Data communication systems are used by which to communicate data and their use is pervasive in modern society. The capability of a data communication system is sometimes defined in terms of its throughput capability due to the significance of the throughput rate at which data is communicated to the performance of a data communication service. High-speed data communication services have historically been performed by way of wireline communication systems. However, the evolution of communication technologies increasingly permits high-speed data communication services to be carried out by way of radio, i.e., wireless, communication systems. Increasingly, data services that necessitate the communication of large amounts of data in short periods of time are able to be performed by way of a radio communication system that provides for the communication of the data at high data throughput rates. With increasingly data intensive communication services, there is a continuing need to provide for radio communication systems that provide for yet higher data throughput rates.
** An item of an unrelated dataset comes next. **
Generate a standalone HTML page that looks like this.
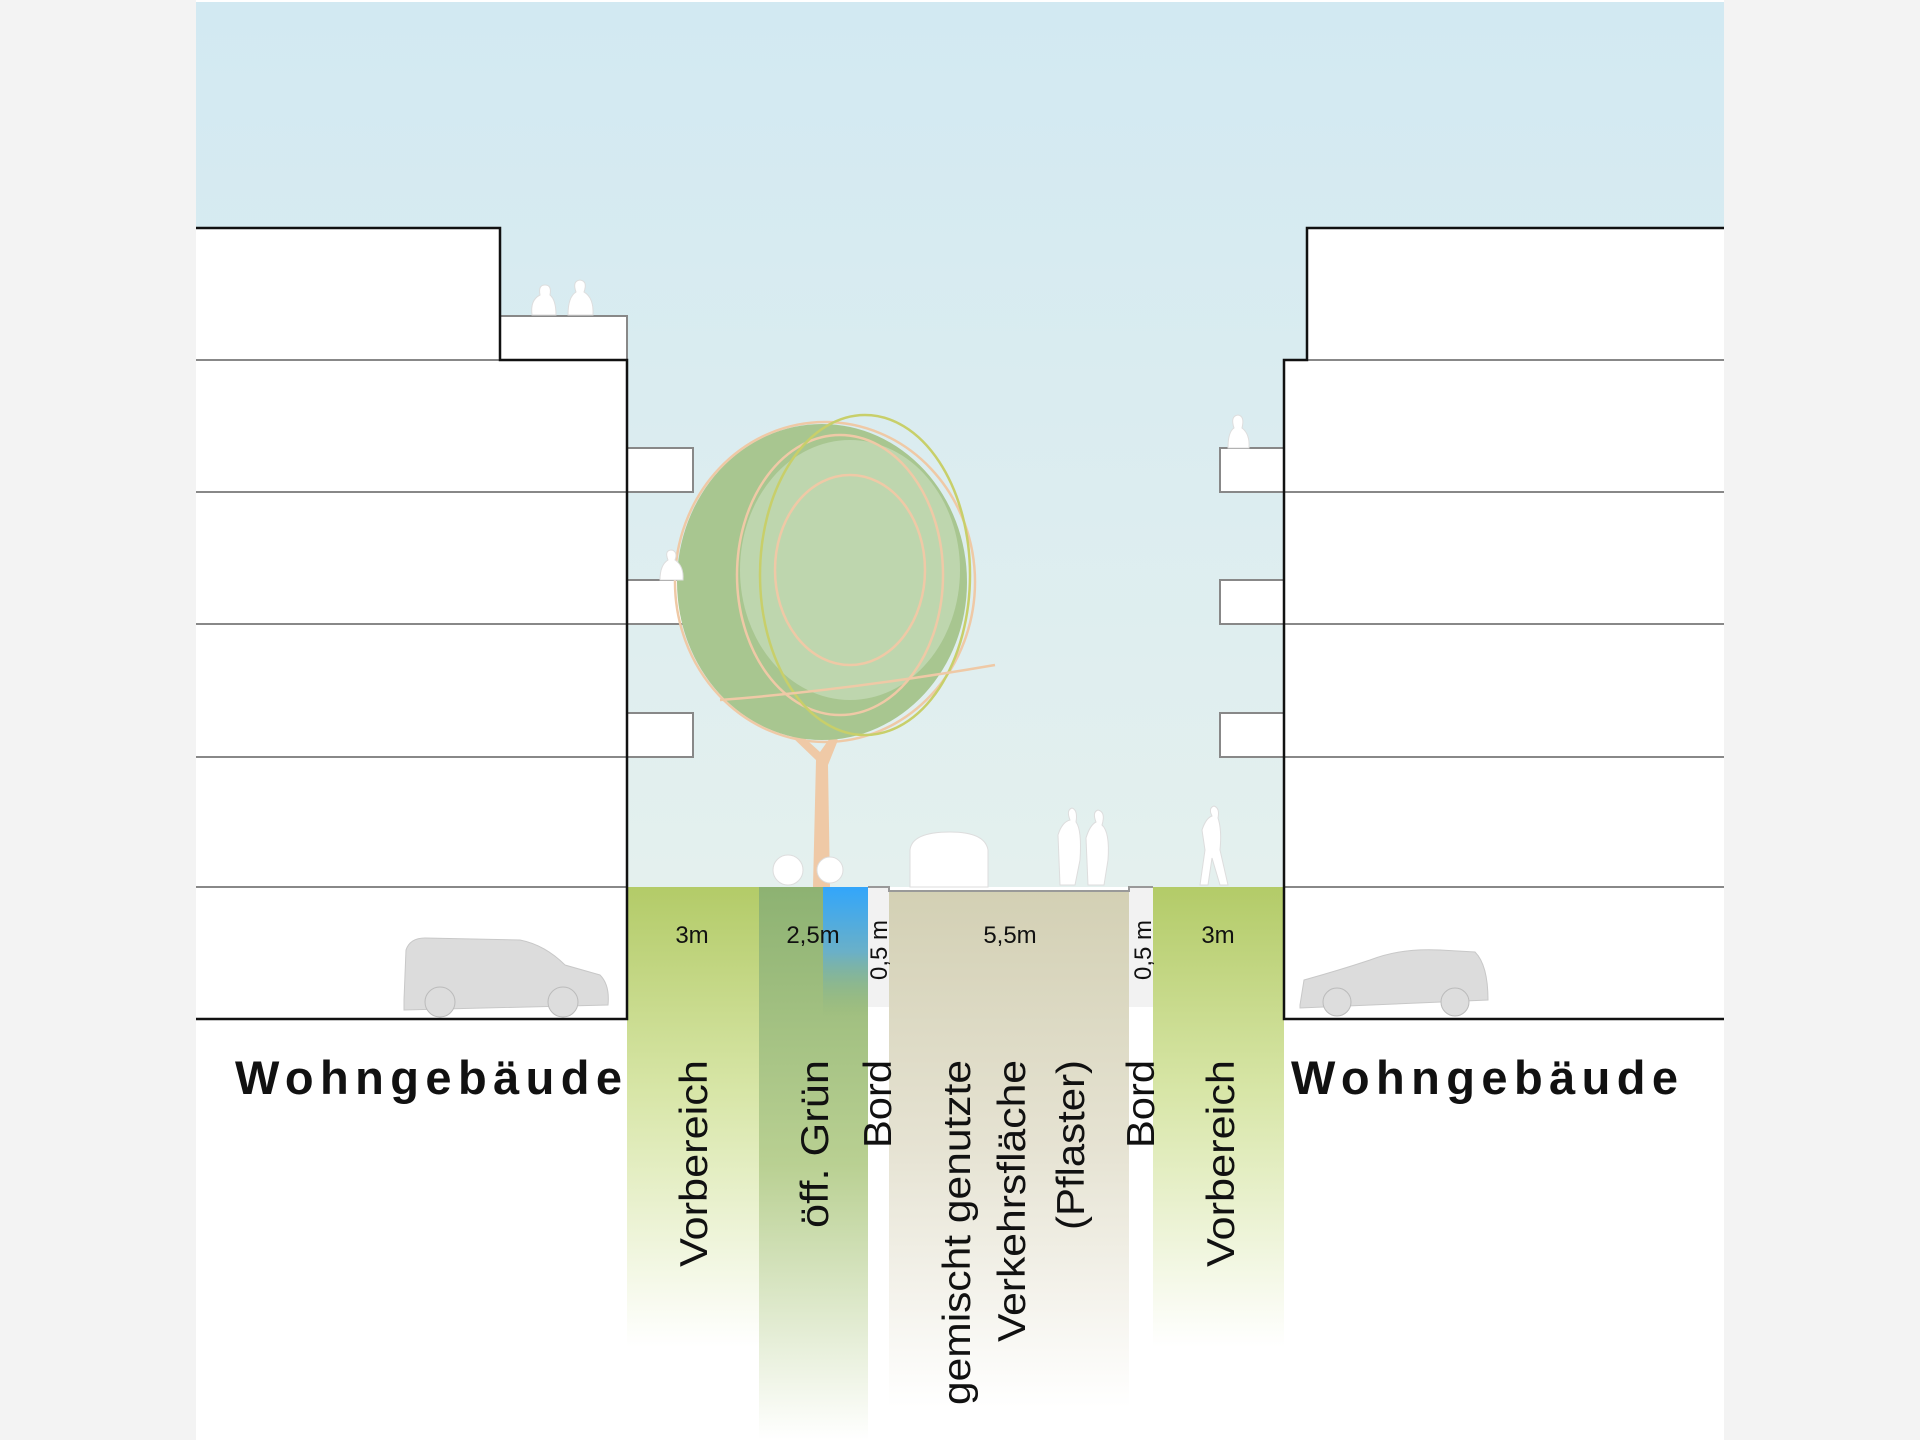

A cellular communication system is exemplary of a radio communication system that increasingly is used by which to communicate data at high data throughput rates. A GSM (Global System for Mobile communications) cellular communication system, for instance, has been developed and widely deployed that provides for the performance of data communication services. Many GSM systems provide for GPRS (General Packet Radio Service), a high-speed data communication service. An extension to GPRS, referred to as EDGE (Enhanced Data for GSM Evolution), is presently undergoing deployment. EDGE communications, in general, adds 8-PSK modulation, incremental redundancy, and adaptive modulation and coding to GPRS communications. And, through these additions, an EDGE-capable communication system provides for communication of data at data throughput rates that are significantly higher than those achievable in GSM/GPRS only communication systems. In spite of improved communication capabilities of an EDGE-capable system, there are ongoing efforts yet further to improve the communication capabilities of communications in such a system.
In the existing EDGE communication scheme, a relatively high transmission latency limits communication capabilities. The transmission latency results as, in the existing scheme, data of a radio block is transmitted over multiple TDMA (Time Division Multiple Access) frames of a slotted interface defined in the communication scheme. More particularly, the data of a radio block is transmitted in four bursts occurring over four TDMA frames. And, as a result, to communicate the data of the radio block requires the time period for responding to the four frames in which to communicate the data of the radio block. When the data is communicated pursuant to an acknowledgment scheme, additional time is required in which to acknowledge the reception of the communicated data.
If a manner could be provided by which to reduce the transmission latency of the existing communication scheme, improved effective data throughput rates and improved communication performance would result.
It is in light of this background information related to communication of data in a slotted-interface radio communication system that the significant improvements of the present invention have evolved.